Militante anarchico, e quindi “estraneo” alla lotta politica tra democrazie liberali e Unione Sovietica, oltre che impietoso nel tratteggiare i neonati partiti tedeschi e la loro propaganda elettorale,  Dagerman non risparmia bordate nemmeno al processo di denazificazione che spesso si accaniscono contro il semplice membro del partito, quando funzionari più che compromessi con il passato regime ora collaborano impunemente con gli alleati. Quanta ipocrisia si nasconde in un sistema che permette ad un Pubblico Ministero (ex)nazista di processare qualcuno restando a sua volta impunito?

Conciso senza essere telegrafico, esauriente senza perdersi in inutili panegirici, diretto senza indugiare in brutti esercizi di retorica, “Autunno tedesco” è indubbiamente uno dei libri migliori che mi è capitato di leggere negli ultimi mesi e per questo è assolutamente consigliato.

 

CHRISTOPHER ROSS – LA SPADA DI MISHIMA

Il 25 novembre del 1970 lo scrittore Yukio Mishima si squarcia il ventre emulando il seppuku, il rituale codificato con cui i samurai ponevano fine alla loro vita. Vent’anni dopo lo scrittore Christopher Ross, appassionato di Giappone e praticante di arti marziali, giunge a Tokyo alla ricerca della lama che decapitò Mishima ed il suo secondo.

“La spada di Mishima” risulta essere non solo una lettura non particolarmente semplice, ma anche un libro piuttosto particolare. Dal punto di vista organizzativo nel volume è assente una tradizionale suddivisione in capitoli, in quanto l’autore ha preferito dividere il suo lavoro in due sezioni che coincidono bene o male ai due viaggi compiuti nella terra di Yamato. Di per sè questo non sarebbe un grande ostacolo, se non fosse per la tendenza di Ross a cambiare argomento da un paragrafo all’altro, spostando spesso la narrazione lungo la linea temporale. Questo può spiazzare il lettore e apparentemente sembra una scelta editoriale autolesionista, ma non mi stupirebbe scoprire che l’autore abbia deciso di usare questo stile per “costringere” il lettore a mettersi alla prova e ad adottare una determinata forma mentis.
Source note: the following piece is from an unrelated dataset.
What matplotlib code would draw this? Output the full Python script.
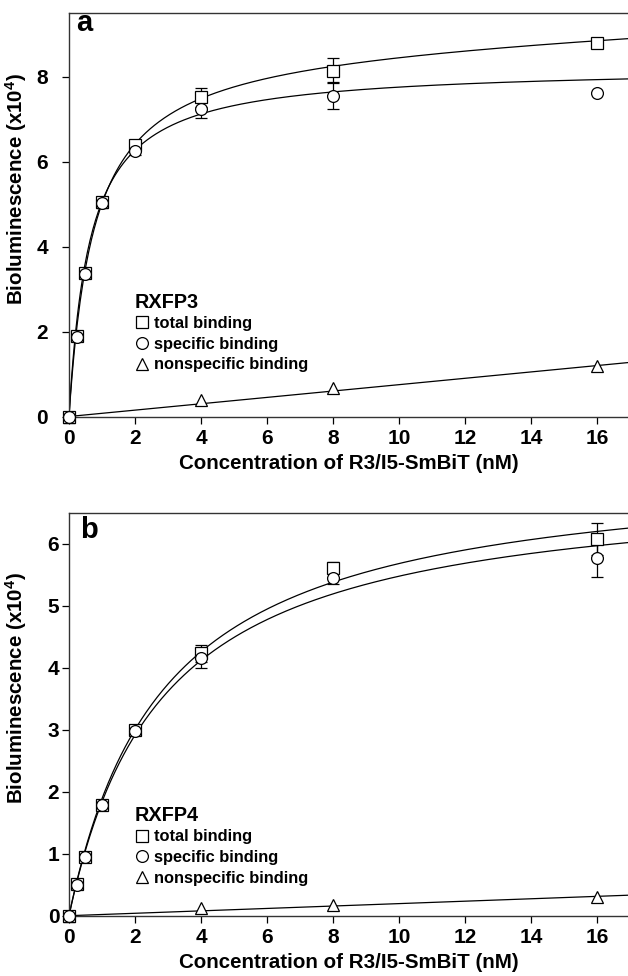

“La Spada di Mishima” non è un volume biografico su Yukio Mishima. Della vita dello scrittore si parla quasi in modo marginale, ma Ross preferisce soffermarsi su tutta una serie di aspetti che normalmente vengono tralasciati e che in realtà sono quasi fondamentali per comprendere a fondo la personalità e le motivazioni del romanziere nipponico. La stessa ricerca della spada, ad un certo punto, non è più il fine, bensì il mezzo per indagare sulla natura stessa della spada giapponese, del ruolo che ricopre nella cultura tradizionale nipponica insieme a colui che la impugnava, il samurai, e al suo codice di condotta, il bushido, fino a giungere alla pratica delle arti marziali, concentrandosi sull’aikido e sullo iaido.

“La Spada di Mishima” è un libro indubbiamente molto tecnico – prova ne è l’ampio uso di termini giapponesi che richiede un altrettanto ampio glossario in appendice al testo – ma al tempo stesso molto interessante per la quantità di informazioni riportate e fonte di ispirazione per chi ha intrapreso – o ha intenzione di intraprendere – un percorso nel mondo delle arti marziali e della loro filosofia.